In partnership with IBM, the Livermore team pioneered a new strategy for recovering from hardware failure.

They developed a way to use the application itself to help correct errors and failures. Their reasoning was that the application, which has a complete understanding of the calculation being run, can evaluate the errors and decide the most efficient strategy for recovery.

For example, by implementing a strategy to mitigate cache memory faults (which are the primary cause of failure in BG/L), the team was able to run without error for CPU-millennia.

"Applications with this capability could potentially lead to a new paradigm in supercomputer design," said Streitz, noting that application-assisted failure recovery reduces hardware reliability constraints, opening the way for supercomputer designs using less stable but higher performing - and perhaps less expensive - components. "That concept may allow the building of a faster machine."

Named for one of the founders of supercomputing, the prestigious Gordon Bell Prize is awarded to innovators who advance high-performance computing. The award is widely regarded as the Oscars of supercomputing.

A Livermore team led by Streitz won the 2005 Gordon Bell Prize for a simulation investigating the solidification in tantalum and uranium at extreme temperatures and pressure, with simulations ranging in size from 64,000 atoms to 524 million atoms. This year on the expanded machine, the Livermore team was able to conduct simulations of up to 62.5 billion atoms.

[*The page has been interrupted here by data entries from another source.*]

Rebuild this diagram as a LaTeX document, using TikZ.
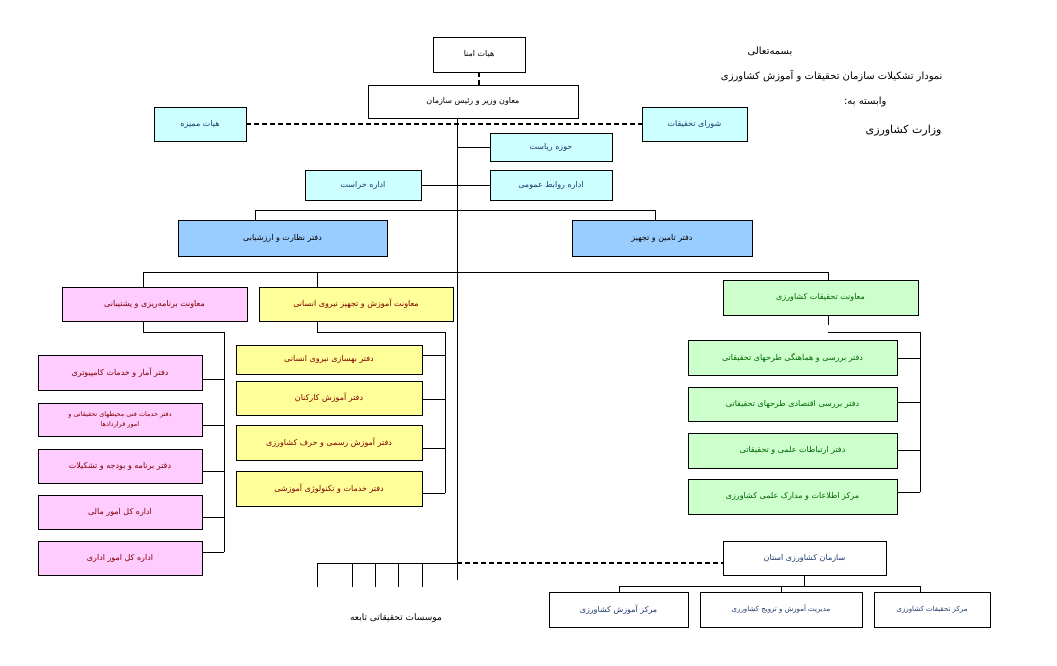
\documentclass[tikz,border=0pt]{standalone}
\usepackage{fontspec}
\setmainfont{DejaVu Sans}
\newfontfamily\arabicfont[Script=Arabic]{DejaVu Sans}
\TeXXeTstate=1
\newcommand\fa[1]{{\arabicfont\beginR #1\endR}}
\definecolor{cyanf}{HTML}{CCFFFF}
\definecolor{bluef}{HTML}{99CCFF}
\definecolor{pinkf}{HTML}{FFCCFF}
\definecolor{yelf}{HTML}{FFFF99}
\definecolor{grnf}{HTML}{CCFFCC}
\definecolor{navy}{HTML}{1F3A6E}
\definecolor{maroon}{HTML}{800000}
\definecolor{dgreen}{HTML}{006600}
\tikzset{
  base/.style={draw=black,line width=0.9pt,inner sep=0pt,font=\fontsize{8}{10}\selectfont,align=center},
  wbox/.style={base,fill=white,text=black},
  nbox/.style={base,fill=white,text=navy},
  cbox/.style={base,fill=cyanf,text=navy},
  bbox/.style={base,fill=bluef,text=black},
  pbox/.style={base,fill=pinkf,text=maroon},
  ybox/.style={base,fill=yelf,text=maroon},
  gbox/.style={base,fill=grnf,text=dgreen},
  ln/.style={line width=0.9pt},
  dl/.style={line width=1.8pt,dash pattern=on 5pt off 3pt},
}
\newcommand\bx[7]{\node[#6,minimum width={#4-#2},minimum height={#5-#3}] (#1) at ({(#2+#4)/2},{(#3+#5)/2}) {#7};}
\begin{document}
\begin{tikzpicture}[x=1pt,y=-1pt]
\useasboundingbox (0,0) rectangle (1057,665);
% header
\node[font=\fontsize{10}{12}\selectfont] (h1) at (770,51) {\fa{بسمه‌تعالی}};
\node[font=\fontsize{10}{12}\selectfont,anchor=east] (h2) at (946,76) {\fa{نمودار تشکیلات سازمان تحقیقات و آموزش کشاورزی}};
\node[font=\fontsize{10}{12}\selectfont,anchor=east] (h3) at (890,102) {\fa{وابسته به:}};
\node[font=\fontsize{11}{13}\selectfont,anchor=east] (h4) at (945,131) {\fa{وزارت کشاورزی}};
% trunk
\coordinate (tb) at (457,580);
\coordinate (tt) at (457,118);
\draw[ln] (tt) -- (tb);
% top
\bx{omana}{433}{37}{525}{72}{wbox}{\fa{هیات امنا}}
\bx{main}{368}{85}{578}{118}{wbox}{\fa{معاون وزیر و رئیس سازمان}}
\draw[dl] (omana.south) -- (main.north -| omana.south);
\bx{momay}{154}{107}{246}{141}{cbox}{\fa{هیات ممیزه}}
\bx{shora}{642}{107}{747}{141}{cbox}{\fa{شورای تحقیقات}}
\draw[dl] (momay.east |- 0,124) -- (shora.west |- 0,124);
\bx{riasat}{490}{133}{612}{161}{cbox}{\fa{حوزه ریاست}}
\bx{ravabet}{490}{170}{612}{200}{cbox}{\fa{اداره روابط عمومی}}
\bx{herasat}{305}{170}{421}{200}{cbox}{\fa{اداره حراست}}
\draw[ln] (riasat.west) -- (riasat.west -| tt);
\draw[ln] (herasat.east) -- (ravabet.west);
\bx{nezarat}{178}{220}{387}{256}{bbox}{\fa{دفتر نظارت و ارزشیابی}}
\bx{tamin}{572}{220}{752}{256}{bbox}{\fa{دفتر تامین و تجهیز}}
\draw[ln] (nezarat.north -| 255,0) -- (255,210) -- (655,210) -- (tamin.north -| 655,0);
% deputies
\bx{pink}{62}{287}{247}{321}{pbox}{\fa{معاونت برنامه‌ریزی و پشتیبانی}}
\bx{yel}{259}{287}{453}{321}{ybox}{\fa{معاونت آموزش و تجهیز نیروی انسانی}}
\bx{grn}{723}{280}{918}{315}{gbox}{\fa{معاونت تحقیقات کشاورزی}}
\draw[ln] (pink.north -| 143,0) -- (143,272) -- (828,272) -- (grn.north -| 828,0);
\draw[ln] (yel.north -| 317,0) -- (317,272);
% pink column
\bx{p1}{38}{355}{202}{390}{pbox}{\fa{دفتر آمار و خدمات کامپیوتری}}
\bx{p2}{38}{403}{202}{436}{pbox}{\fontsize{6.5}{9}\selectfont\fa{دفتر خدمات فنی محیطهای تحقیقاتی و}\\\fontsize{6.5}{9}\selectfont\fa{امور قراردادها}}
\bx{p3}{38}{449}{202}{483}{pbox}{\fa{دفتر برنامه و بودجه و تشکیلات}}
\bx{p4}{38}{495}{202}{529}{pbox}{\fa{اداره کل امور مالی}}
\bx{p5}{38}{541}{202}{575}{pbox}{\fa{اداره کل امور اداری}}
\draw[ln] (pink.south -| 143,0) -- (143,332) -- (224,332) -- (224,552);
\foreach \n/\yy in {p1/379,p2/425,p3/471,p4/517,p5/552} \draw[ln] (\n.east |- 0,\yy) -- (224,\yy);
% yellow column
\bx{y1}{236}{345}{422}{374}{ybox}{\fa{دفتر بهسازی نیروی انسانی}}
\bx{y2}{236}{381}{422}{415}{ybox}{\fa{دفتر آموزش کارکنان}}
\bx{y3}{236}{425}{422}{460}{ybox}{\fa{دفتر آموزش رسمی و حرف کشاورزی}}
\bx{y4}{236}{471}{422}{506}{ybox}{\fa{دفتر خدمات و تکنولوژی آموزشی}}
\draw[ln] (yel.south -| 317,0) -- (317,332) -- (445,332) -- (445,493);
\foreach \n/\yy in {y1/355,y2/399,y3/448,y4/493} \draw[ln] (\n.east |- 0,\yy) -- (445,\yy);
% green column
\bx{g1}{688}{340}{897}{375}{gbox}{\fa{دفتر بررسی و هماهنگی طرحهای تحقیقاتی}}
\bx{g2}{688}{387}{897}{421}{gbox}{\fa{دفتر بررسی اقتصادی طرحهای تحقیقاتی}}
\bx{g3}{688}{433}{897}{468}{gbox}{\fa{دفتر ارتباطات علمی و تحقیقاتی}}
\bx{g4}{688}{479}{897}{514}{gbox}{\fa{مرکز اطلاعات و مدارک علمی کشاورزی}}
\draw[ln] (grn.south -| 828,0) -- (828,325);
\draw[ln] (828,332) -- (920,332) -- (920,492);
\foreach \n/\yy in {g1/358,g2/402,g3/450,g4/492} \draw[ln] (\n.east |- 0,\yy) -- (920,\yy);
% institutes
\draw[ln] (317,563) -- (457,563);
\foreach \xx in {317,352,375,398,422} \draw[ln] (\xx,563) -- (\xx,587);
\node[font=\fontsize{9}{11}\selectfont] (inst) at (396,618) {\fa{موسسات تحقیقاتی تابعه}};
% province
\bx{ostan}{723}{541}{886}{575}{nbox}{\fa{سازمان کشاورزی استان}}
\draw[dl] (457,563) -- (ostan.west |- 0,563);
\bx{k1}{549}{592}{688}{627}{nbox}{\fa{مرکز آموزش کشاورزی}}
\bx{k2}{700}{592}{862}{627}{nbox}{\fontsize{7}{9}\selectfont\fa{مدیریت آموزش و ترویج کشاورزی}}
\bx{k3}{874}{592}{990}{627}{nbox}{\fontsize{7}{9}\selectfont\fa{مرکز تحقیقات کشاورزی}}
\draw[ln] (ostan.south -| 804,0) -- (804,586);
\draw[ln] (k1.north -| 619,0) -- (619,586) -- (920,586) -- (k3.north -| 920,0);
\draw[ln] (k2.north -| 781,0) -- (781,586);
\end{tikzpicture}
\end{document}
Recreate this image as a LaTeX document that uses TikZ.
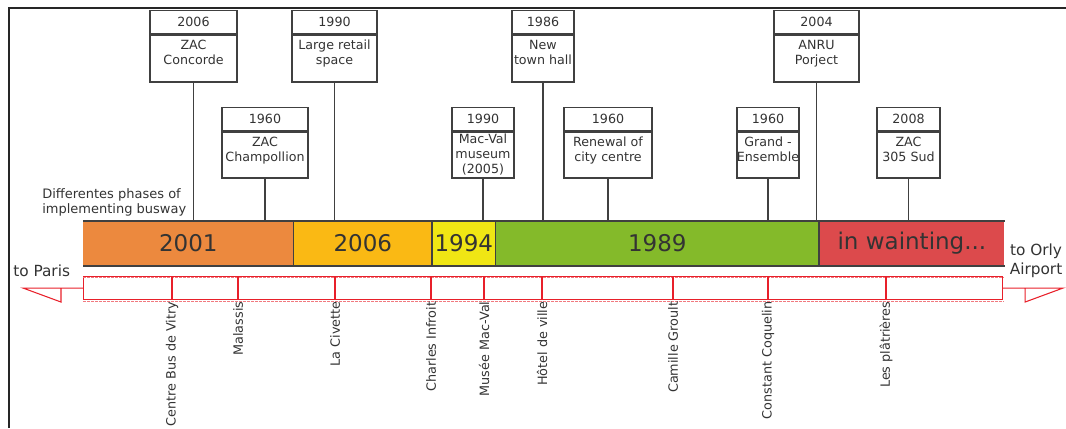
\documentclass[tikz,border=0pt]{standalone}
\usepackage{fontspec}
\setmainfont{DejaVu Sans}
\definecolor{cA}{HTML}{EC893E}
\definecolor{cB}{HTML}{FAB914}
\definecolor{cC}{HTML}{F0E614}
\definecolor{cD}{HTML}{84BA2A}
\definecolor{cE}{HTML}{DC4A4C}
\definecolor{ink}{HTML}{333333}
\definecolor{trackred}{HTML}{E8202A}
\newcommand\myboxfont{\fontsize{9.5}{11.25}\selectfont}
\newcommand\mybarfont{\fontsize{17.25}{20}\selectfont}
\newcommand\mystnfont{\fontsize{9.6}{11}\selectfont}
\newcommand\myendfont{\fontsize{11.5}{14}\selectfont}
\newcommand\mynotefont{\fontsize{9.75}{11.25}\selectfont}
\begin{document}
\begin{tikzpicture}[x=0.75pt,y=-0.75pt,
  hdr/.style={draw=black!75,line width=1pt,minimum width=#1,minimum height=17.25pt,inner sep=0pt,anchor=north,font=\myboxfont,text=ink},
  bodyr/.style 2 args={draw=black!75,line width=1pt,minimum width=#1,minimum height=#2,inner sep=0pt,anchor=north},
  btxt/.style={anchor=north,align=center,inner sep=0pt,font=\myboxfont,text=ink,yshift=-4pt},
  conn/.style={draw=black!75,line width=1pt},
  seg/.style={fill=#1,minimum height=33.75pt,inner sep=0pt,anchor=west,font=\mybarfont,text=ink},
  barline/.style={draw=black!75,line width=1.2pt},
  trackline/.style={draw=trackred,line width=0.8pt},
  stn/.style={rotate=90,anchor=east,inner sep=1pt,font=\mystnfont,text=ink},
  endlbl/.style={font=\myendfont,text=ink,inner sep=0pt}]
\useasboundingbox (0,0) rectangle (1066,428);
% frame
\draw[black!85,line width=1.4pt] (9,428) -- (9,8) -- (1066,8);

% bar segments
\node[seg=cA,minimum width=157.5pt] (s1) at (83,243.5) {2001};
\node[seg=cB,minimum width=103.5pt] (s2) at (s1.east) {2006};
\node[seg=cC,minimum width=47.25pt] (s3) at (s2.east) {1994};
\node[seg=cD,minimum width=242.25pt] (s4) at (s3.east) {1989};
\node[seg=cE,minimum width=138.75pt] (s5) at (s4.east) {in wainting...};
\draw[barline] (s1.north west) -- (s5.north east);
\draw[barline] (s1.south west) -- (s5.south east);
\foreach \s in {s1,s2,s3,s4}{\draw[barline] (\s.north east) -- (\s.south east);}

% note
\node[anchor=west,align=left,font=\mynotefont,text=ink,inner sep=0pt] (note) at (42,202) {Differentes phases of\\implementing busway};

% row 1 boxes
\node[hdr=65.25pt] (h1) at (193.5,10) {2006};
\node[bodyr={65.25pt}{35.25pt}] (b1) at (h1.south) {};
\node[btxt] (t1) at (b1.north) {ZAC\\Concorde};
\node[hdr=63.75pt] (h2) at (334.5,10) {1990};
\node[bodyr={63.75pt}{35.25pt}] (b2) at (h2.south) {};
\node[btxt] (t2) at (b2.north) {Large retail\\space};
\node[hdr=46.5pt] (h3) at (543,10) {1986};
\node[bodyr={46.5pt}{35.25pt}] (b3) at (h3.south) {};
\node[btxt] (t3) at (b3.north) {New\\town hall};
\node[hdr=63.75pt] (h4) at (816.5,10) {2004};
\node[bodyr={63.75pt}{35.25pt}] (b4) at (h4.south) {};
\node[btxt] (t4) at (b4.north) {ANRU\\Porject};

% row 2 boxes
\node[hdr=64.5pt] (h5) at (265,107) {1960};
\node[bodyr={64.5pt}{34.5pt}] (b5) at (h5.south) {};
\node[btxt] (t5) at (b5.north) {ZAC\\Champollion};
\node[hdr=46.5pt] (h6) at (483,107) {1990};
\node[bodyr={46.5pt}{34.5pt}] (b6) at (h6.south) {};
\node[btxt,yshift=2.5pt] (t6) at (b6.north) {Mac-Val\\museum\\(2005)};
\node[hdr=66pt] (h7) at (608,107) {1960};
\node[bodyr={66pt}{34.5pt}] (b7) at (h7.south) {};
\node[btxt] (t7) at (b7.north) {Renewal of\\city centre};
\node[hdr=46.5pt] (h8) at (768,107) {1960};
\node[bodyr={46.5pt}{34.5pt}] (b8) at (h8.south) {};
\node[btxt] (t8) at (b8.north) {Grand -\\Ensemble};
\node[hdr=47.25pt] (h9) at (908.5,107) {2008};
\node[bodyr={47.25pt}{34.5pt}] (b9) at (h9.south) {};
\node[btxt] (t9) at (b9.north) {ZAC\\305 Sud};

% connectors
\foreach \b in {b1,b2,b3,b4,b5,b6,b7,b8,b9}{\draw[conn] (\b.south) -- (\b.south |- s1.north);}

% track
\node[trackline,minimum width=689.25pt,minimum height=17.25pt,inner sep=0pt,anchor=north west] (track) at (83,276) {};
\draw[trackred!60,line width=0.5pt,dash pattern=on 2pt off 1pt] ([yshift=-1.2pt]track.south west) -- ([yshift=-1.2pt]track.south east);
\draw[trackred!60,line width=0.5pt,dash pattern=on 2pt off 1pt] ([yshift=-1.2pt]track.north west) -- ([yshift=-1.2pt]track.north east);
\draw[trackline] (track.west) -- ++(-60,0) -- ++(38,14) -- ++(0,-14);
\draw[trackline] (track.east) -- ++(60,0) -- ++(-38,14) -- ++(0,-14);

% end labels
\node[endlbl,anchor=west] (paris) at (13,271) {to Paris};
\node[endlbl,align=center] (orly) at (1036,261) {to Orly\\Airport};

% stations
\node[stn] (c1) at (172,300) {Centre Bus de Vitry};
\node[stn] (c2) at (238,300) {Malassis};
\node[stn] (c3) at (335,300) {La Civette};
\node[stn] (c4) at (431,300) {Charles Infroit};
\node[stn] (c5) at (484,300) {Musée Mac-Val};
\node[stn] (c6) at (542,300) {Hôtel de ville};
\node[stn] (c7) at (673,300) {Camille Groult};
\node[stn] (c8) at (768,300) {Constant Coquelin};
\node[stn] (c9) at (886,300) {Les plâtrières};
\foreach \c in {c1,c2,c3,c4,c5,c6,c7,c8,c9}{\draw[trackline] (\c.east |- track.north) -- (\c.east |- track.south);}
\end{tikzpicture}
\end{document}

"The scale of this Kelvin-Helmholtz simulation was enormous compared to the previous simulations," Streitz said. "We were really pushing the limits of what is currently possible on this machine."

Founded in 1952, Lawrence Livermore National Laboratory has a mission to ensure national security and to apply science and technology to the important issues of our time. Lawrence Livermore National Laboratory is managed by Lawrence Livermore National Security, LLC, for the U.S. Department of Energy's National Nuclear Security Administration.